Only the lines from the start of the data below through the line that contains "from bokeh.resources import INLINE" are to be copied, exactly and without pictures.

** start **

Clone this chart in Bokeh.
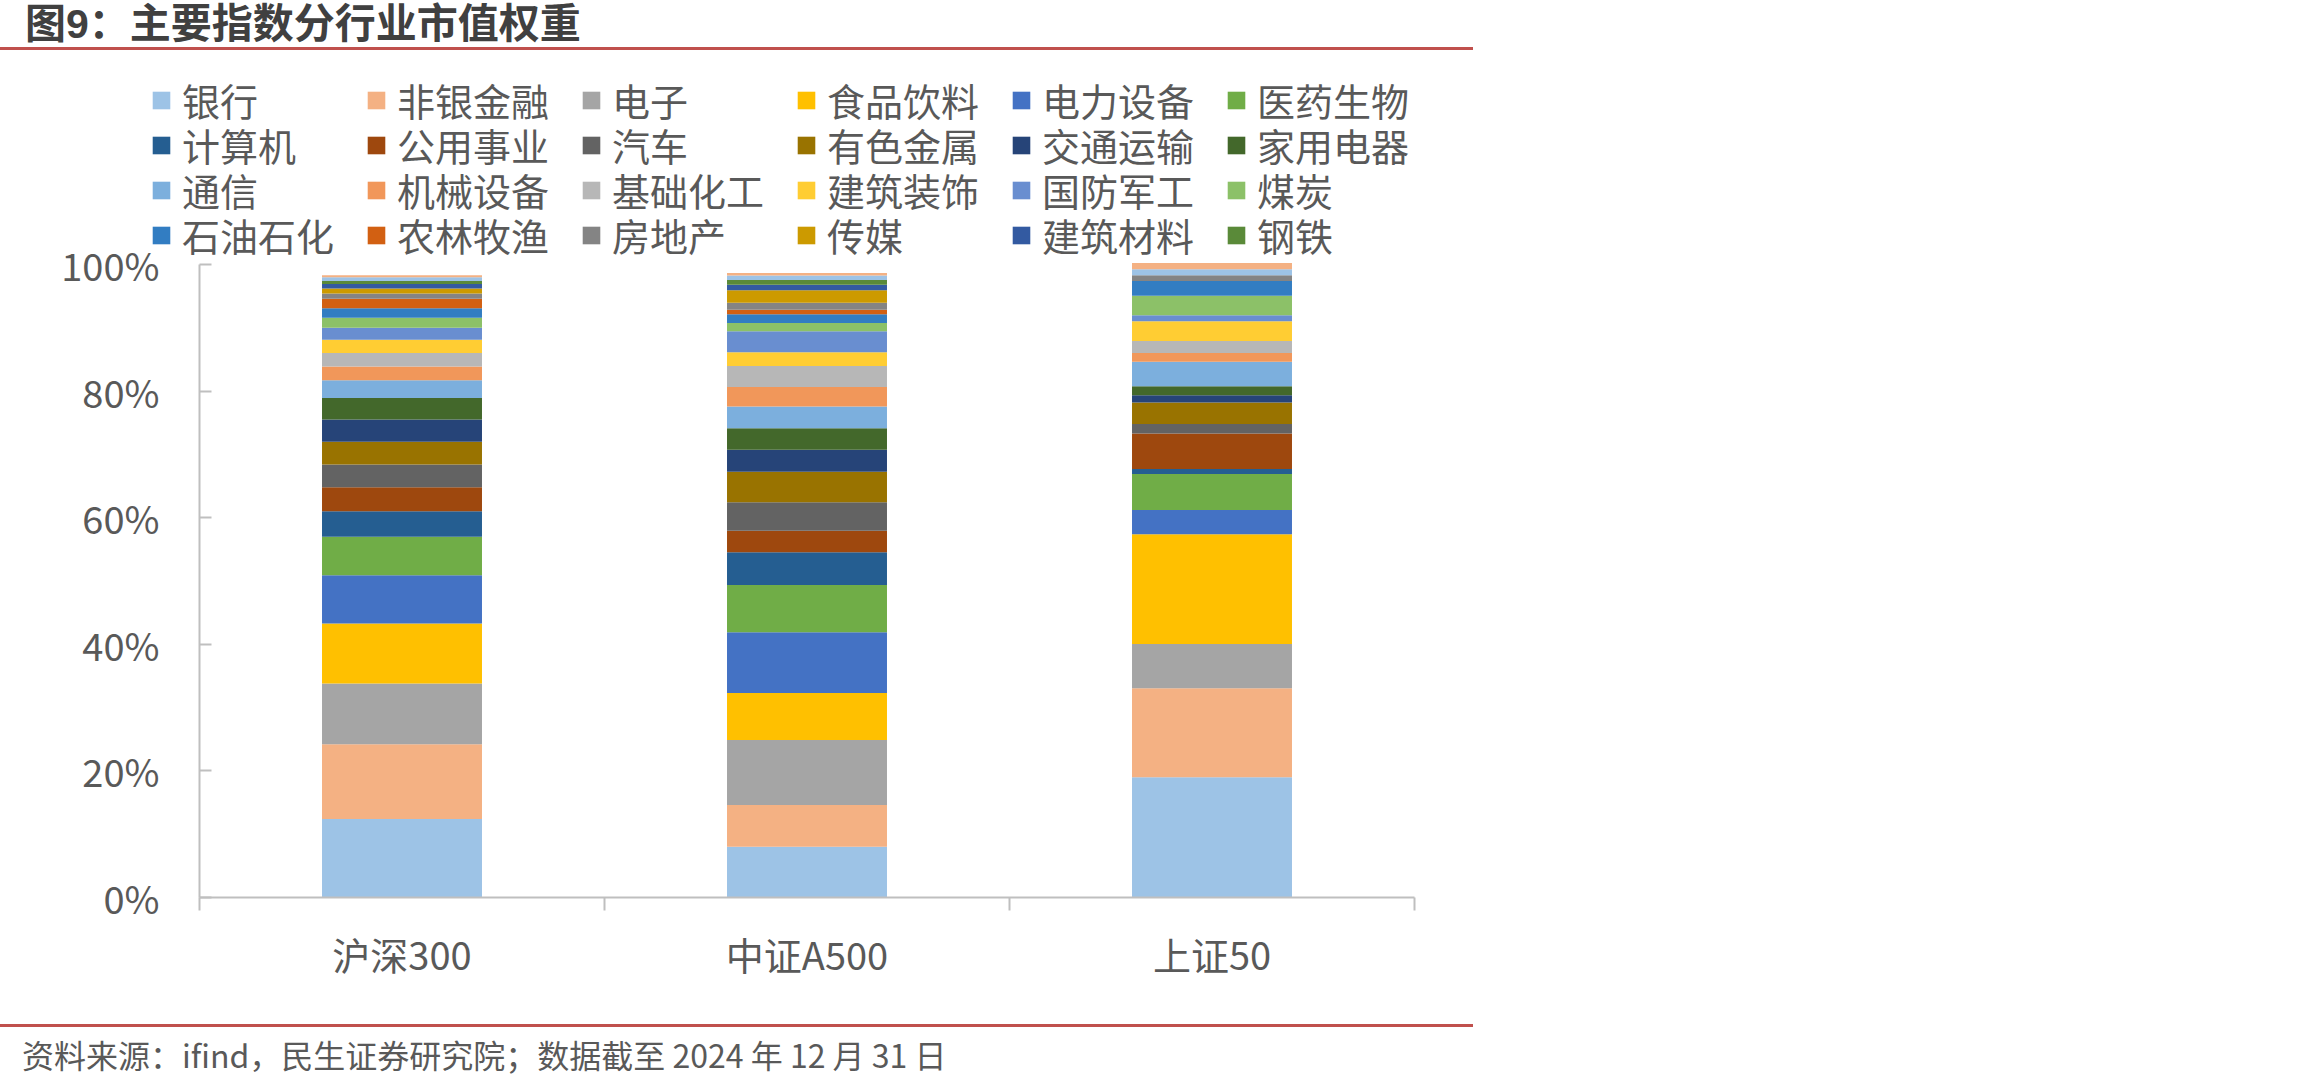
from bokeh.plotting import figure
from bokeh.layouts import column
from bokeh.models import (ColumnDataSource, Range1d, FixedTicker, PrintfTickFormatter,
                          Legend, LegendItem, Div)
from bokeh.embed import file_html
from bokeh.resources import INLINE

# ---------------- data ----------------
categories = ["沪深300", "中证A500", "上证50"]
industries = ["银行", "非银金融", "电子", "食品饮料", "电力设备", "医药生物",
              "计算机", "公用事业", "汽车", "有色金属", "交通运输", "家用电器",
              "通信", "机械设备", "基础化工", "建筑装饰", "国防军工", "煤炭",
              "石油石化", "农林牧渔", "房地产", "传媒", "建筑材料", "钢铁",
              "其他行业1", "其他行业2"]
legend_count = 24  # the remaining series are not listed in the legend
hs300 = [12.4, 11.8, 9.6, 9.5, 7.6, 6.1, 4.0, 3.8, 3.6, 3.6, 3.5, 3.4,
         2.8, 2.2, 2.1, 2.1, 1.9, 1.6, 1.5, 1.5, 0.8, 0.8, 0.7, 0.5, 0.6, 0.3]
zz_a500 = [8.0, 6.6, 10.3, 7.4, 9.6, 7.45, 5.2, 3.4, 4.5, 4.8, 3.5, 3.4,
           3.4, 3.1, 3.3, 2.2, 3.3, 1.3, 1.4, 0.7, 1.1, 2.0, 0.85, 0.75, 0.7, 0.4]
sz50 = [19.0, 14.05, 7.0, 17.35, 3.8, 5.7, 0.8, 5.6, 1.5, 3.4, 1.15, 1.4,
        3.9, 1.35, 1.9, 3.15, 0.95, 3.05, 2.35, 0.0, 0.9, 0.0, 0.0, 0.0, 0.95, 1.0]
colors = ["#9DC3E6", "#F4B183", "#A5A5A5", "#FFC000", "#4472C4", "#70AD47",
          "#255E91", "#9E480E", "#636363", "#997300", "#264478", "#43682B",
          "#7CAFDD", "#F1975A", "#B7B7B7", "#FFCD33", "#698ED0", "#8CC168",
          "#327DC2", "#D26012", "#848484", "#CC9A00", "#335AA1", "#5A8A39",
          "#9DC3E6", "#F4B183"]
y_ticks = [0, 20, 40, 60, 80, 100]
title_text = "图9：主要指数分行业市值权重"
source_text = "资料来源：ifind，民生证券研究院；数据截至 2024 年 12 月 31 日"

FONT = "Noto Sans CJK SC"
TXT = "#595959"
RED = "#C0504D"
W = 2310
RULE_W = 1473

# ---------------- page geometry (pixels) ----------------
HEAD_H = 50          # header block (title + red rule)
FOOT_TOP = 1015      # footer block starts here
AXIS_X = 199         # y axis line
Y0_PX, Y100_PX = 897, 264
CAT_PX = 405         # width of one category slot
FRAME_RIGHT = 1480
MAIN_H = FOOT_TOP - HEAD_H

px_per_unit_y = (Y0_PX - Y100_PX) / 100.0
y_start = -(FOOT_TOP - Y0_PX) / px_per_unit_y
y_end = (Y0_PX - HEAD_H) / px_per_unit_y
x_start = -AXIS_X / CAT_PX
x_end = (FRAME_RIGHT - AXIS_X) / CAT_PX

# ---------------- header ----------------
head = Div(text=(f'<div style="width:{RULE_W}px;height:{HEAD_H - 3}px;'
                 f'border-bottom:3px solid {RED};box-sizing:content-box;'
                 f'font-family:\'Liberation Sans\',\'{FONT}\';font-weight:bold;font-size:41px;'
                 f'color:#404040;line-height:{HEAD_H - 2}px;overflow:visible;'
                 f'text-indent:25px;white-space:nowrap;">'
                 f'{title_text}</div>'),
           width=W, height=HEAD_H, margin=0)

# ---------------- main chart ----------------
data = {"x": [i + 0.5 for i in range(len(categories))]}
for k, name in enumerate(industries):
    data[name] = [hs300[k], zz_a500[k], sz50[k]]
source = ColumnDataSource(data)

p = figure(width=W, height=MAIN_H, output_backend="svg", toolbar_location=None,
           x_range=Range1d(x_start, x_end), y_range=Range1d(y_start, y_end),
           min_border_left=0, min_border_right=W - FRAME_RIGHT,
           min_border_top=0, min_border_bottom=0,
           title=None)
p.outline_line_color = None
p.xgrid.visible = False
p.ygrid.visible = False

renderers = p.vbar_stack(industries, x="x", width=0.395, color=colors,
                         line_color=None, source=source)

# y axis, pinned at x = 0
p.yaxis.fixed_location = 0
p.yaxis.bounds = (0, 100)
p.yaxis.ticker = FixedTicker(ticks=y_ticks, minor_ticks=[])
p.yaxis.formatter = PrintfTickFormatter(format="%d%%")
p.yaxis.axis_line_color = "#BFBFBF"
p.yaxis.axis_line_width = 2
p.yaxis.major_tick_line_color = "#BFBFBF"
p.yaxis.major_tick_line_width = 2
p.yaxis.major_tick_in = 12
p.yaxis.major_tick_out = 0
p.yaxis.minor_tick_line_color = None
p.yaxis.major_label_standoff = 40
p.yaxis.major_label_text_font = FONT
p.yaxis.major_label_text_font_size = "38px"
p.yaxis.major_label_text_color = TXT

# x axis pinned at y = 0: labels at centres, tick marks at category boundaries
centres = [i + 0.5 for i in range(len(categories))]
bounds = [float(i) for i in range(len(categories) + 1)]
p.xaxis.fixed_location = 0
p.xaxis.bounds = (0, len(categories))
p.xaxis.ticker = FixedTicker(ticks=centres, minor_ticks=bounds)
p.xaxis.major_label_overrides = {c: lab for c, lab in zip(centres, categories)}
p.xaxis.axis_line_color = "#BFBFBF"
p.xaxis.axis_line_width = 2
p.xaxis.major_tick_line_color = None
p.xaxis.major_tick_in = 0
p.xaxis.major_tick_out = 0
p.xaxis.minor_tick_line_color = "#BFBFBF"
p.xaxis.minor_tick_line_width = 2
p.xaxis.minor_tick_in = 0
p.xaxis.minor_tick_out = 13
p.xaxis.major_label_standoff = 15
p.xaxis.major_label_text_font = FONT
p.xaxis.major_label_text_font_size = "38px"
p.xaxis.major_label_text_color = TXT

# legend: 4 rows x 6 columns, one Legend per row so the row pitch matches
LEG_COLS = 6
LEG_ROW1_CENTER = 99.5   # page y of the first row's centre
LEG_ROW_PITCH = 45
LEG_ROW_H = 55           # height Bokeh gives a 38px label row
LEG_SPACING = 3
for row in range(legend_count // LEG_COLS):
    row_items = [LegendItem(label=industries[k], renderers=[renderers[k]])
                 for k in range(row * LEG_COLS, (row + 1) * LEG_COLS)]
    centre_y = LEG_ROW1_CENTER + row * LEG_ROW_PITCH
    leg = Legend(items=row_items, orientation="horizontal",
                 location=(150, FOOT_TOP - (centre_y + LEG_ROW_H / 2)),
                 padding=0, margin=0, spacing=LEG_SPACING,
                 glyph_width=22, glyph_height=22, label_standoff=10,
                 label_width=215 - 22 - 10 - LEG_SPACING, label_height=36,
                 label_text_font=FONT, label_text_font_size="38px",
                 label_text_color=TXT, background_fill_alpha=0,
                 border_line_color=None)
    p.add_layout(leg, "center")

# ---------------- footer ----------------
foot = Div(text=(f'<div style="width:{RULE_W}px;height:0px;'
                 f'border-top:3px solid {RED};margin-top:9px;"></div>'
                 f'<div style="font-family:\'{FONT}\';font-size:32px;color:{TXT};'
                 f'line-height:54px;padding-left:22px;white-space:nowrap;">'
                 f'{source_text}</div>'),
           width=W, height=1086 - FOOT_TOP, margin=0)

layout = column(head, p, foot, spacing=0)
open("out.html", "w").write(file_html(layout, INLINE))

** end **

EXPECTED OUTPUT:
Clone this chart in Bokeh.
from bokeh.plotting import figure
from bokeh.layouts import column
from bokeh.models import (ColumnDataSource, Range1d, FixedTicker, PrintfTickFormatter,
                          Legend, LegendItem, Div)
from bokeh.embed import file_html
from bokeh.resources import INLINE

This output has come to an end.